Jakarta, jurnalsumatra.com – Kementerian Pariwisata dan Ekonomi Kreatif/Badan Pariwisata dan Ekonomi Kreatif (Kemenparekraf/Baparekraf) memfasilitasi pelaksanaan audit surveillance terhadap ITDC The Nusa Dua Bali, pada 6 – 8 Mei 2021 guna memperkuat branding dan reputasi dari destinasi tersebut.
Plt. Deputi Bidang Pengembangan Destinasi dan Infrastruktur Kemenparekraf sekaligus sebagai lead auditor, Frans Teguh, dalam keterangannya, di Jakarta, Minggu, mengatakan audit surveillance merupakan tahapan monitoring performansi dan evaluasi dari lembaga sertifikasi kepada destinasi yang telah menerima sertifikasi sebelum jangka waktu sertifikasi berakhir.

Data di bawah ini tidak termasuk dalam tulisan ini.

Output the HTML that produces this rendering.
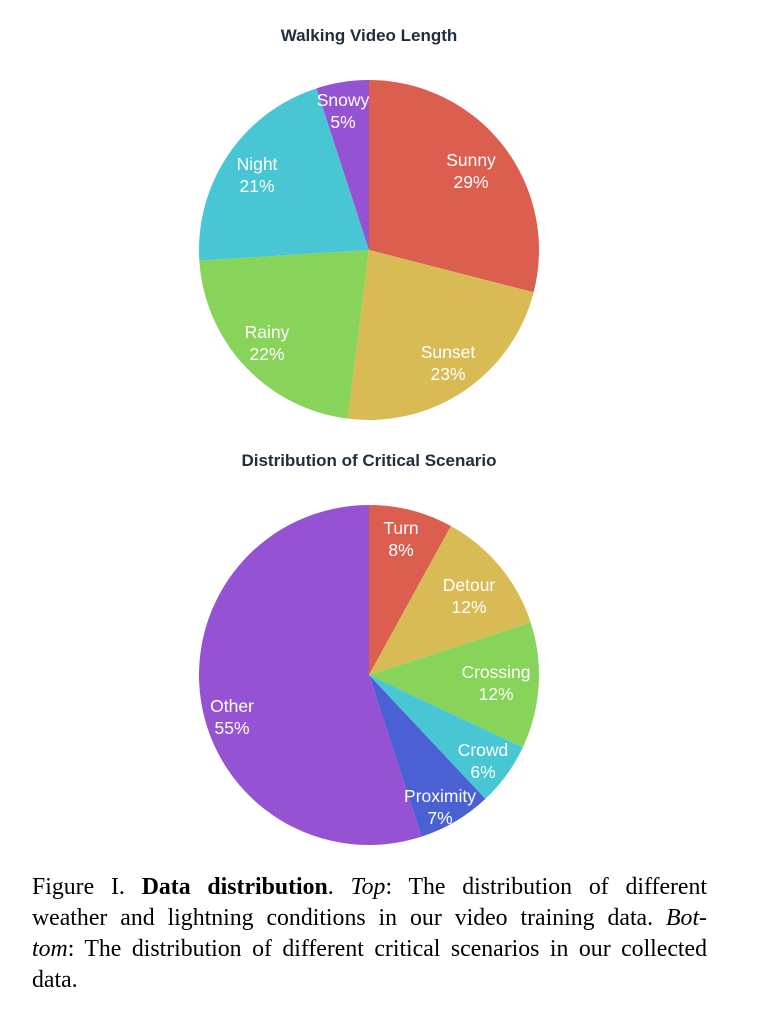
<!DOCTYPE html>
<html><head><meta charset="utf-8"><style>
body{margin:0;background:#fff;width:769px;height:1024px;overflow:hidden;position:relative}
.cap{position:absolute;left:32px;top:872px;width:675px;font-family:"Liberation Serif",serif;font-size:23.8px;line-height:31px;color:#000}
.cap div{text-align:justify;text-align-last:justify;white-space:nowrap}
.cap div.l{text-align-last:left}
</style></head><body>
<svg id="s" width="769" height="860" style="position:absolute;left:0;top:0" font-family="Liberation Sans, sans-serif">
<text x="369" y="41" text-anchor="middle" font-weight="bold" font-size="17" fill="#1f2d3d">Walking Video Length</text>
<text x="369" y="466" text-anchor="middle" font-weight="bold" font-size="17" fill="#1f2d3d">Distribution of Critical Scenario</text>
</svg>
<div class="cap">
<div>Figure I. <b>Data distribution</b>. <i>Top</i>: The distribution of different</div>
<div>weather and lightning conditions in our video training data. <i>Bot-</i></div>
<div><i>tom</i>: The distribution of different critical scenarios in our collected</div>
<div class="l">data.</div>
</div>
<script>
const s=document.getElementById('s');
function pie(cx,cy,r,data){
 let a=0;
 data.forEach(([n,v,c])=>{
  const a0=a,a1=a+v/100*2*Math.PI;a=a1;
  const p=t=>[cx+r*Math.sin(t),cy-r*Math.cos(t)];
  const [x0,y0]=p(a0),[x1,y1]=p(a1);
  const path=document.createElementNS('http://www.w3.org/2000/svg','path');
  path.setAttribute('d',`M${cx},${cy}L${x0},${y0}A${r},${r} 0 ${a1-a0>Math.PI?1:0} 1 ${x1},${y1}Z`);
  path.setAttribute('fill',c);s.appendChild(path);
 });
 data.forEach(([n,v,c,x,y])=>{
  [[n,y+6],[v+'%',y+28]].forEach(([t,yy])=>{
   const e=document.createElementNS('http://www.w3.org/2000/svg','text');
   e.setAttribute('x',x);e.setAttribute('y',yy);e.setAttribute('text-anchor','middle');
   e.setAttribute('font-size','17.5');e.setAttribute('fill','#fff');e.textContent=t;s.appendChild(e);
  });
 });
}
pie(369,250,170,[['Sunny',29,'#db5e4f',471,160],['Sunset',23,'#d8bb55',448,352],['Rainy',22,'#88d35a',267,332],['Night',21,'#49c6d4',257,164],['Snowy',5,'#9552d3',343,100]]);
pie(369,675,170,[['Turn',8,'#db5e4f',401,528],['Detour',12,'#d8bb55',469,585],['Crossing',12,'#88d35a',496,672],['Crowd',6,'#49c6d4',483,750],['Proximity',7,'#4b60d3',440,796],['Other',55,'#9552d3',232,706]]);
</script>
</body></html>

“Hal ini untuk memastikan bahwa pengelola destinasi tetap berkomitmen dan ‘comply’ dalam menerapkan prinsip-prinsip pariwisata berkelanjutan sesuai dengan standar kriteria yang menjadi acuan dalam skema sertifikasi yakni Permenpar Nomor 14 tahun 2016 tentang Pedoman Standar Destinasi Pariwisata Berkelanjutan Indonesia,” kata Frans Teguh.
Hal ini juga sejalan dengan arahan Menparekraf Sandiaga Uno agar pengembangan destinasi pariwisata harus mengedepankan platform inovasi, adaptasi dan kolaborasi dengan semakin meningkatkan partisipasi masyarakat dan para pemangku kepentingan dan berkontribusi dalam kegiatan kepariwisataan berkelanjutan.
Audit surveillance ini dilakukan oleh LS-Pro ISTC sebagai lembaga sertifikasi yang berada dalam naungan Kemenparekraf dan merupakan bagian dari Dewan Kepariwisataan Berkelanjutan Indonesia (Indonesia Sustainable Tourism Council).
Seperti diketahui sertifikasi Pariwisata Berkelanjutan untuk ITDC diberikan sejak September 2019. Sertifikasi ini berlaku 3 tahun sampai dengan September 2022. Dalam kurun waktu tersebut diperlukan monitoring dan pengawasan terhadap performansi destinasi Nusa Dua.
Ia menjelaskan terdapat empat standar kategori dalam pengukuran dan monitoring ini, antara lain pengelolaan berkelanjutan, keberlanjutan sosial ekonomi, budaya, dan ekologi.
“Capain performansi dilakukan agar ITDC tetap mempertahankan reputasi dan kualitas orkestrasi tata kelola destinasi,” kata Frans.
Selain itu, skema dan sistem pemantauan efisiensi energi, ‘carbon footprint’ dan jejak ekologi, untuk menuju ‘green destination’ juga perlu didorong implementasinya. Karena pada dasarnya, ITDC sudah mulai mengunakan transportasi elektrik dan sistem pengelolaan lingkungan.
“ITDC diharapkan semakin meningkatkan tata kelola pariwisata dengan melakukan penguatan Destination Management Organization dan Destination Governance. Hal ini dimaksudkan agar Nusa Dua tampil sebagai destinasi yang memiliki ‘sense of place’, ‘holistic experience’, terpercaya atau kredibel dan tetap menjadi ‘top of mind’ bagi pasar domestik dan mancanegara,” ungkapnya.